Nestas duas últimas semanas de agosto o contato com a morte foi um acontecimento.
Dois casos ligados a pessoas mais velhas e com sofrimento intenso e um a um bebê de quatro meses, igualmente muito doente. O que todos eles tiveram em comum? A compreensão de seus familiares de que todos irão um dia e que nada é ao acaso. A clareza de que a vida é mais do que o momento presente. A serenidade diante dos fatos. A esperança do reencontro.
Diante destes acontecimentos este artigo tem como proposta refletir um pouco sobre um tema que é evitado a todo o momento e só encarado quando o fato acontece.
A perspectiva da morte concentra de alguma forma a atenção da mente.
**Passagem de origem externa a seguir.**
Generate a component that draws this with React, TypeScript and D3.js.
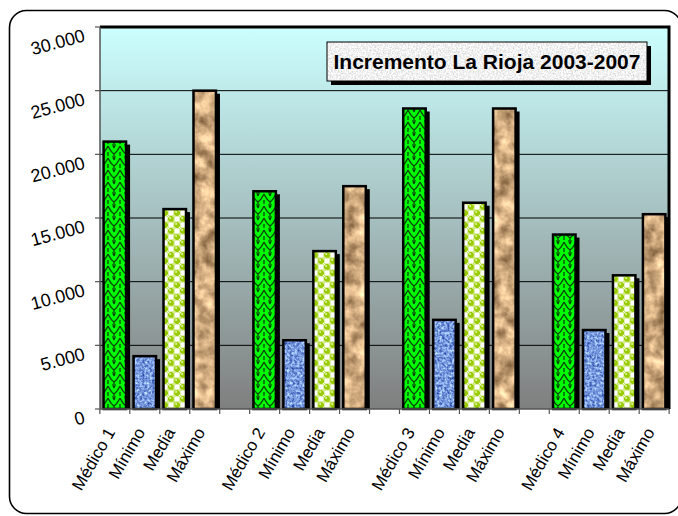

Essa perspectiva faz com que a ideia da morte e o medo que ela inspira persigam o Homem como nenhuma outra coisa. O desejo é evitar e vencê-la, negando aquilo a que todos estão destinados.
Ao mesmo tempo em que o temor da morte está sempre presente no funcionamento psicológico do nosso instinto de autopreservação, também é total o nosso esquecimento desse temor em nossa vida consciente, mas afinal, qual o ganho ao compreendê-la?
No ensaio “Alma e Morte”, Jung escreve que é no misterioso momento do meio dia da vida que acontece o nascimento da morte, ou seja, mais ou menos entre os 35 e 45 anos, quando a curva da vida alcança o seu auge , dá-se a grande transição.
No entanto, o que se observa é que no ocidente, hoje mais do que qualquer outro período da história, a morte está sendo ignorada, travestida de sono à base de maquiagem e formol. A preparação durante a vida é para envelhecer e não morrer.
As declarações de Jung sobre a morte baseiam-se numa concepção de crença na vida, que ele nunca formulou de modo tão incisivo. Ele via a vida como um setor do Ser que transcende infinitamente os anos vividos. Chamava o fim da vida de “um segundo nascimento […] que, de fora, se parece com uma morte”, e que “a assim chamada vida” é apenas “um breve episódio entre dois grandes mistérios que, de fato, se resumem em apenas um”. (1995,p.15)
Para Jung, uma preparação bem compreendida para a morte, é o processo de individuação, onde cada pessoa tem de trilhar um caminho de destino próprio, uma individuação pessoal, para a realização do sentido da vida.
Vida é morte, morte é vida. A importância de não ignorarmos esta abordagem pode residir na qualidade do que poderíamos ganhar acreditando mais no amanhã, dando oportunidade na realização de ações realmente importantes para o bem comum, focar no que é realmente importante e relevante, pois nossa consciência sobre a finitude colaboraria para sermos seres humanos melhores, colaborando, inclusive com as nossas relações interpessoais.
Compreendendo que a vida é passageira, aproveitar cada minuto consciente de nossos ganhos e perdas de forma a conquistarmos uma vida que realmente vale a pena ser vivida, jogando fora situações que não valem a pena repetir.
Sobre isto Heidegger (2007) diz que a morte se repete em cada situação de escolha. Assumir a morte como possibilidade presente a cada instante é o mais responsável passo na busca de uma existência autêntica e criativa.
E como disse o poeta:
O tempo só anda de ida.
A gente nasce, cresce, amadurece, envelhece e morre.
Pra não morrer tem que amarrar o tempo no poste.
Eis a ciência da poesia.
Amarrar o tempo no poste.
Manoel de Barros
Referências
ANGERAMI, Valdemar Augusto – Psicoterapia Existencial. 4ª ed. – São Paulo: Thomson Learning Brasil, 2007.
JAFFÉ, Aniela et all – A Morte a luz da psicologia. 10ª ed. – São Paulo: Cultrix, 1995.
Muito bem colocado o texto Patrícia, sofremos muito com a morte, porém ela é natural assim como a vida.
O ser humano nem quer conversar sobre a morte, sempre achando que é um assunto pra depois,
se analisarmos do ponto de vista que vc escreveu é muito mais fácil de entender.